* The problem
Take the lines of the data below from the very first through the line containing "s.set_linewidth(1.6)" and output them exactly, pictures excluded.

* Data
::::::::
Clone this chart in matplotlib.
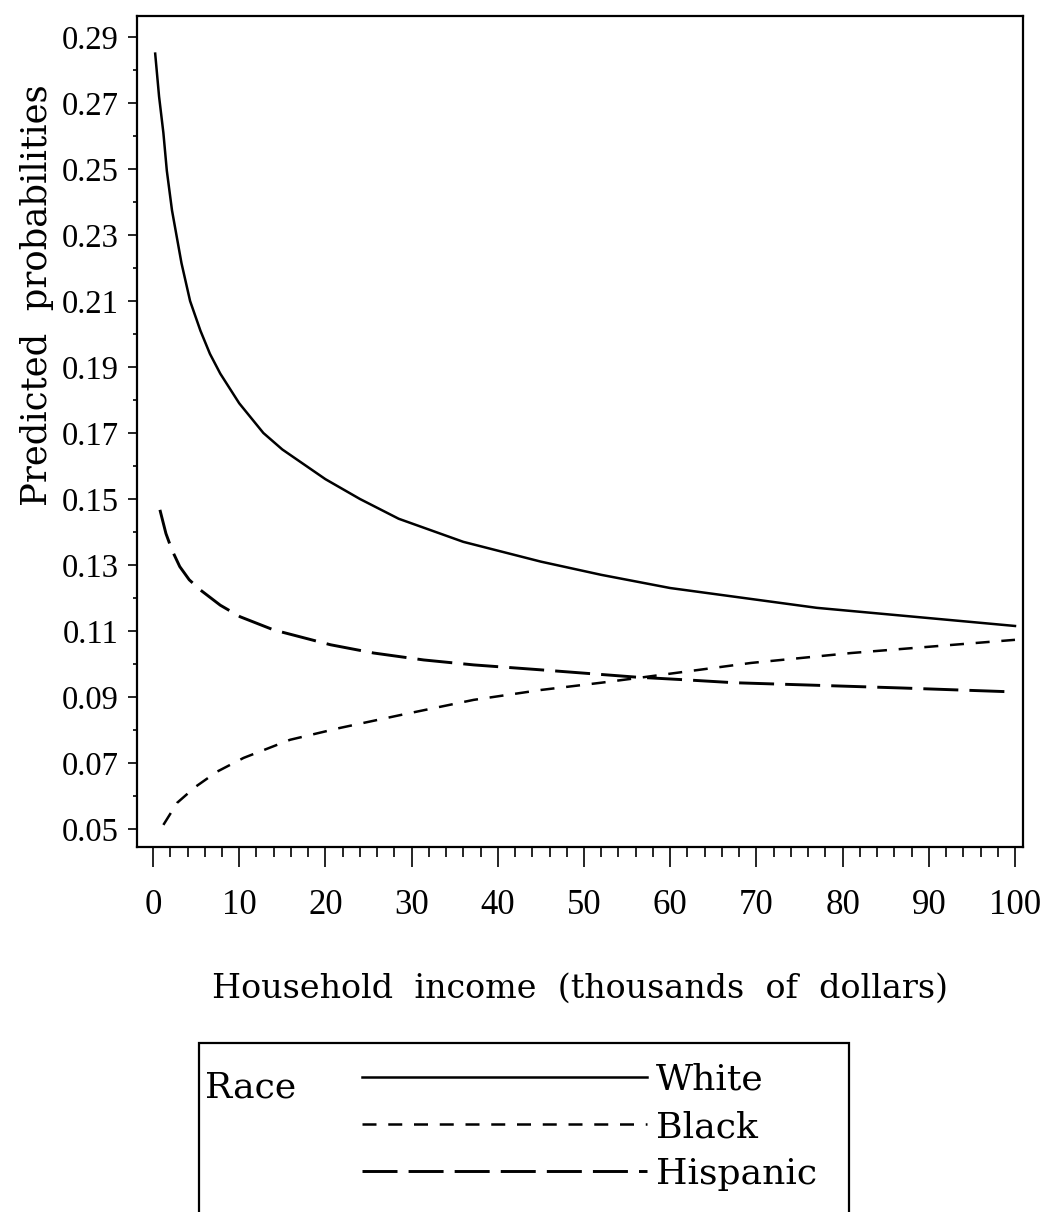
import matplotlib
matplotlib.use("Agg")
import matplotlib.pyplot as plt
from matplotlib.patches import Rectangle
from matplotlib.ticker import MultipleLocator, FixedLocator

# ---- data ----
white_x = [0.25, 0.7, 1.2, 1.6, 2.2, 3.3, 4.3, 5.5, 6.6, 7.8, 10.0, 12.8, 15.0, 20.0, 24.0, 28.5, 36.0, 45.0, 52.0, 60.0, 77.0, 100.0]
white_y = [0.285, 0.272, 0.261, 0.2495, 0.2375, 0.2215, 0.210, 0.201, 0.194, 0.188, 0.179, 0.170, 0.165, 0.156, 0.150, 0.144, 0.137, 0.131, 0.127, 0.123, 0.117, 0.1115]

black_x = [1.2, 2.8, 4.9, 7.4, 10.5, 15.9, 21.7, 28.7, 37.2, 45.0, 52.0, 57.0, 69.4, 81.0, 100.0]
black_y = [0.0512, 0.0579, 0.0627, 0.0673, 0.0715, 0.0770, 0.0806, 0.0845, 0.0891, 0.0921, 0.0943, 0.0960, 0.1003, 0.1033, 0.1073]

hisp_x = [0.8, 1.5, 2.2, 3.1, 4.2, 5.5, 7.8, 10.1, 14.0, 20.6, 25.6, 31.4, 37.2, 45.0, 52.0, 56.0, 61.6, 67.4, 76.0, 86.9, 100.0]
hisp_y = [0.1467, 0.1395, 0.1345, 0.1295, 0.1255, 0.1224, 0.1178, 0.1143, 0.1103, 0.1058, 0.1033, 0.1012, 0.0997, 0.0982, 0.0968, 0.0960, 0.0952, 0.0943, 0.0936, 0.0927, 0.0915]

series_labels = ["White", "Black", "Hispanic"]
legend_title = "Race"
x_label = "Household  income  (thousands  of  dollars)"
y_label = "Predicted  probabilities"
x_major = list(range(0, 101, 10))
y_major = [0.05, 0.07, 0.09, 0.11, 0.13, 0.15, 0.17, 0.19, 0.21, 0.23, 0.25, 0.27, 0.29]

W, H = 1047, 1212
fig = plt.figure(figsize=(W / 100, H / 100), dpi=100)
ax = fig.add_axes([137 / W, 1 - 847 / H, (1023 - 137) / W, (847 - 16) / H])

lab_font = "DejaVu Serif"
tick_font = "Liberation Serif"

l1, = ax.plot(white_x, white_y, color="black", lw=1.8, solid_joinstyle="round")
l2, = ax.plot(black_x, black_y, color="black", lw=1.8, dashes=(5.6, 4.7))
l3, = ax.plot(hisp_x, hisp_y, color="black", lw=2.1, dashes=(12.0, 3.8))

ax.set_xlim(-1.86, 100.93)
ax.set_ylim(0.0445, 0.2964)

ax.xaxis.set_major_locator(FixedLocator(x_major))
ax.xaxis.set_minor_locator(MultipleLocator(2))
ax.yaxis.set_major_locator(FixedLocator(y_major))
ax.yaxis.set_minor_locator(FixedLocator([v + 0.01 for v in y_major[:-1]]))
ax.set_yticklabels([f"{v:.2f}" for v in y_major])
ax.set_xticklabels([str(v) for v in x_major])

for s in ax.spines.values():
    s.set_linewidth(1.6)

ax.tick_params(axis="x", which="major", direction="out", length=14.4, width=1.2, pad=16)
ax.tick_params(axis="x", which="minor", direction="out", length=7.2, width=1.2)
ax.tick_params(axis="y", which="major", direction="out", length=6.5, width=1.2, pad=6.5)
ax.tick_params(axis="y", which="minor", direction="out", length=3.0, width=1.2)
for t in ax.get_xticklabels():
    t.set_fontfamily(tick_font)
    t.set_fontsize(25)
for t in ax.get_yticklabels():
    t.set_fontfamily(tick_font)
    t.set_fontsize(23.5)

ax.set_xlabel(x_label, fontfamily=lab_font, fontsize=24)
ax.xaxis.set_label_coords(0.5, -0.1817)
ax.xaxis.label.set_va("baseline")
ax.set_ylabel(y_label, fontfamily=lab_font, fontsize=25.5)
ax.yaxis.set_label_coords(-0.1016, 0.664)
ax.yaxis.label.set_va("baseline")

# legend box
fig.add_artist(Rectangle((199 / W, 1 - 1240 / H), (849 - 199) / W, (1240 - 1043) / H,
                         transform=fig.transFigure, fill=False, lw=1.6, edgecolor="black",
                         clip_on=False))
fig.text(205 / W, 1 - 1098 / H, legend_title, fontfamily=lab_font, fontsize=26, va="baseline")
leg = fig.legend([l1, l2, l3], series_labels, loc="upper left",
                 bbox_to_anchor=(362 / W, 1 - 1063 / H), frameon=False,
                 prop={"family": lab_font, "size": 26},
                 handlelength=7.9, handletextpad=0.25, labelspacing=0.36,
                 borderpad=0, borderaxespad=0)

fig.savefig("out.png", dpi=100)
::::::::
* Worked answer
Clone this chart in matplotlib.
import matplotlib
matplotlib.use("Agg")
import matplotlib.pyplot as plt
from matplotlib.patches import Rectangle
from matplotlib.ticker import MultipleLocator, FixedLocator

# ---- data ----
white_x = [0.25, 0.7, 1.2, 1.6, 2.2, 3.3, 4.3, 5.5, 6.6, 7.8, 10.0, 12.8, 15.0, 20.0, 24.0, 28.5, 36.0, 45.0, 52.0, 60.0, 77.0, 100.0]
white_y = [0.285, 0.272, 0.261, 0.2495, 0.2375, 0.2215, 0.210, 0.201, 0.194, 0.188, 0.179, 0.170, 0.165, 0.156, 0.150, 0.144, 0.137, 0.131, 0.127, 0.123, 0.117, 0.1115]

black_x = [1.2, 2.8, 4.9, 7.4, 10.5, 15.9, 21.7, 28.7, 37.2, 45.0, 52.0, 57.0, 69.4, 81.0, 100.0]
black_y = [0.0512, 0.0579, 0.0627, 0.0673, 0.0715, 0.0770, 0.0806, 0.0845, 0.0891, 0.0921, 0.0943, 0.0960, 0.1003, 0.1033, 0.1073]

hisp_x = [0.8, 1.5, 2.2, 3.1, 4.2, 5.5, 7.8, 10.1, 14.0, 20.6, 25.6, 31.4, 37.2, 45.0, 52.0, 56.0, 61.6, 67.4, 76.0, 86.9, 100.0]
hisp_y = [0.1467, 0.1395, 0.1345, 0.1295, 0.1255, 0.1224, 0.1178, 0.1143, 0.1103, 0.1058, 0.1033, 0.1012, 0.0997, 0.0982, 0.0968, 0.0960, 0.0952, 0.0943, 0.0936, 0.0927, 0.0915]

series_labels = ["White", "Black", "Hispanic"]
legend_title = "Race"
x_label = "Household  income  (thousands  of  dollars)"
y_label = "Predicted  probabilities"
x_major = list(range(0, 101, 10))
y_major = [0.05, 0.07, 0.09, 0.11, 0.13, 0.15, 0.17, 0.19, 0.21, 0.23, 0.25, 0.27, 0.29]

W, H = 1047, 1212
fig = plt.figure(figsize=(W / 100, H / 100), dpi=100)
ax = fig.add_axes([137 / W, 1 - 847 / H, (1023 - 137) / W, (847 - 16) / H])

lab_font = "DejaVu Serif"
tick_font = "Liberation Serif"

l1, = ax.plot(white_x, white_y, color="black", lw=1.8, solid_joinstyle="round")
l2, = ax.plot(black_x, black_y, color="black", lw=1.8, dashes=(5.6, 4.7))
l3, = ax.plot(hisp_x, hisp_y, color="black", lw=2.1, dashes=(12.0, 3.8))

ax.set_xlim(-1.86, 100.93)
ax.set_ylim(0.0445, 0.2964)

ax.xaxis.set_major_locator(FixedLocator(x_major))
ax.xaxis.set_minor_locator(MultipleLocator(2))
ax.yaxis.set_major_locator(FixedLocator(y_major))
ax.yaxis.set_minor_locator(FixedLocator([v + 0.01 for v in y_major[:-1]]))
ax.set_yticklabels([f"{v:.2f}" for v in y_major])
ax.set_xticklabels([str(v) for v in x_major])

for s in ax.spines.values():
    s.set_linewidth(1.6)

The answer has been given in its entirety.